Le défendeur, dans sa réponse, et dans ses pièces, fait état de ce que la marque "un monde en or" n’est pas déposée au Canada, au profit du requérant, pays dans lequel le défendeur aurait entrepris d’utiliser le nom de domaine en cause.

Le défendeur expose avoir nourri en 1999 un projet d’ouverture multirégionales de sites Internet à vocation commerciale; qu’il est arrivé le premier en territoire vierge (Canada) et qu’en 2000, le requérant n’avait pas de stratégie Internet.

Le défendeur indique que le fait d’être français n’empêche pas d’être titulaire de sites à l’étranger.

Il estime que la formule : "un monde en or" est banale et il verse au dossier, en copie gravée, un compact-disc d’un groupe de musique nommé les "rapidos", interprétant un morceau intitulé "un monde en or" après avoir précisé que l’entreprise qu’il gère, Bijourama, n’est créée que depuis février 2002.

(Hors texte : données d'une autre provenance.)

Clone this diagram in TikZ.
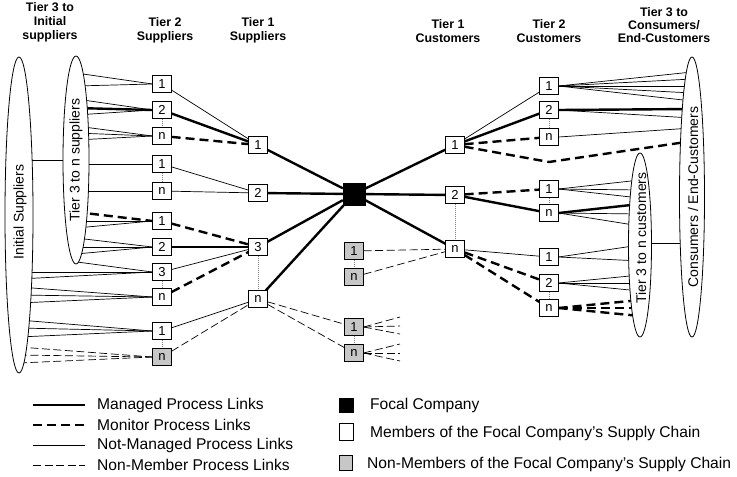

Le défendeur ajoute qu’après les premiers contacts entre les parties, il a supprimé le lien entre le nom <unmondeenor.com> (présenté comme canadien) et son site "bijourama.com", indiqué comme hébergé en France.

Il déclare qu’importuné par le requérant, et sollicité à plusieurs reprises par d’autres tiers, il a fini par proposer au requérant de lui vendre les quatre noms dont il disposait : <unmondeenor.com>, <un-monde-en-or.com>, <polygone-or.com> et <polygoneor.com> pour, selon ses termes "2286 euros par domaine et par année de renouvellement (…) tarif basé sur la valeur basse des sites de ventes aux enchères".

 

6. Discussion et conclusions

Le paragraphe 15(a) des Règles d’application prévoit : "La commission statue sur la plainte au vu des écritures et des pièces qui lui ont été soumises et conformément aux Principes directeurs, aux présentes Règles et à tout principe ou règle de droit qu’elle juge applicables."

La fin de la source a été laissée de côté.